Identity (2003)

Identity (dir. James Mangold, 2003)

I have held a grudge against Identity for fifteen years. You may think that’s unreasonable, but I disagree. That’s the only justified response you could have to watching it. Oh, sure, it received some decent reviews at the time of its release, but that didn’t matter to me then. I was right, they were wrong.

But I’m older now. If nothing else, I possess a body of knowledge and experience that can better inform my response to the film. I can contextualize it within James Mangold’s filmography and the careers of its accomplished if slumming cast. I know more about genre. I have even read the Agatha Christie novel And Then There Were None that the plot is riffing on. I didn’t care for it, but at least I know where all this came from.

Yes, let’s rewatch Identity.

Nope, it’s still shit.

Ten strangers who fulfill some very standard character types are stranded at an isolated motel on a rainy night to be picked off one by one. Away from the murder motor lodge, there is a midnight hearing for a stay of execution for a death row inmate with dissociative identity disorder when suppressed evidence comes to light. It’s not immediately clear what the connection between these two plots are, but let me tell you now: cherish the hour and ten minutes when you’re in the dark, because things will become aggressively stupid.

Our cast includes a limo driver (John Cusack), a has-been actress (Rebecca De Mornay), a sex worker running from her past (Amanda Peet), a corrections officer transporting a convicted murder (Ray Liotta and Jake Busey, respectively), the motel proprietor (John Hawkes), a newlywed couple (Clear Duvall and William Lee Scott), and a husband and wife with a young child (John C. McGinley, Leila Kinzle, and Bret Loehr).

Things are revealed to not be as they seem. Cusack isn’t simply a driver, for instance, he’s an ex-cop haunted by the things he’s seen. Hawkes is actually he’s a drifter who took assumed the identity–you see!–of the dead owner. Liotta is an escaped convict and Busey his accomplice.

But wait, there’s more. These strangers are all connected, sharing themed names and the same birthday. The motel itself is like a roadside version of the Overlook, having been built on an Indian burial ground. What is going on? Is it supernatural shenanigans, the most convoluted revenge plot orchestrated this side of Edmond Dantes, or perhaps a postmodern nightmare scenario out of Borges or early Paul Auster that suggests things beyond all understanding?

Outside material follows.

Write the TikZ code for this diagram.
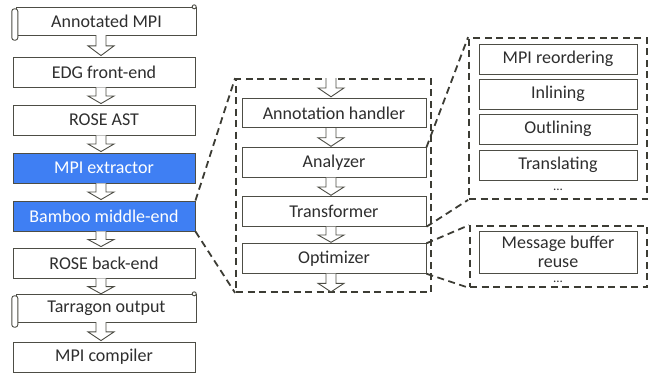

Oh, I wish. None of those would be great or anything, but they would at least have stakes. What is actually happening here invalidates everything.

IT WAS IN THE DEATH W INMATE’S MIND THE WHOLE TIME.

All of the characters at the motel are aspects of character actor Pruitt Taylor Vincent’s fractured psyche. His psychiatrist (Alfred Molina) believes that only one of Vincent’s personalities is responsible for the crimes for which he will be executed, and that it is necessary on the rest of the alternate identities–DO YOU GET IT?–to find and destroy the real killer.

None of that is how any of this works. Dissociative identity disorder does not manifest as some literal mind game playing on a deadline. I’m not a lawyer, but I don’t think the appeals process for capital punishment cases works remotely like it does here. Also, how in the fuck do they determine the alternate personas are dead?! AGHHHHHHHHHHH! I HATE IT SO MUCH!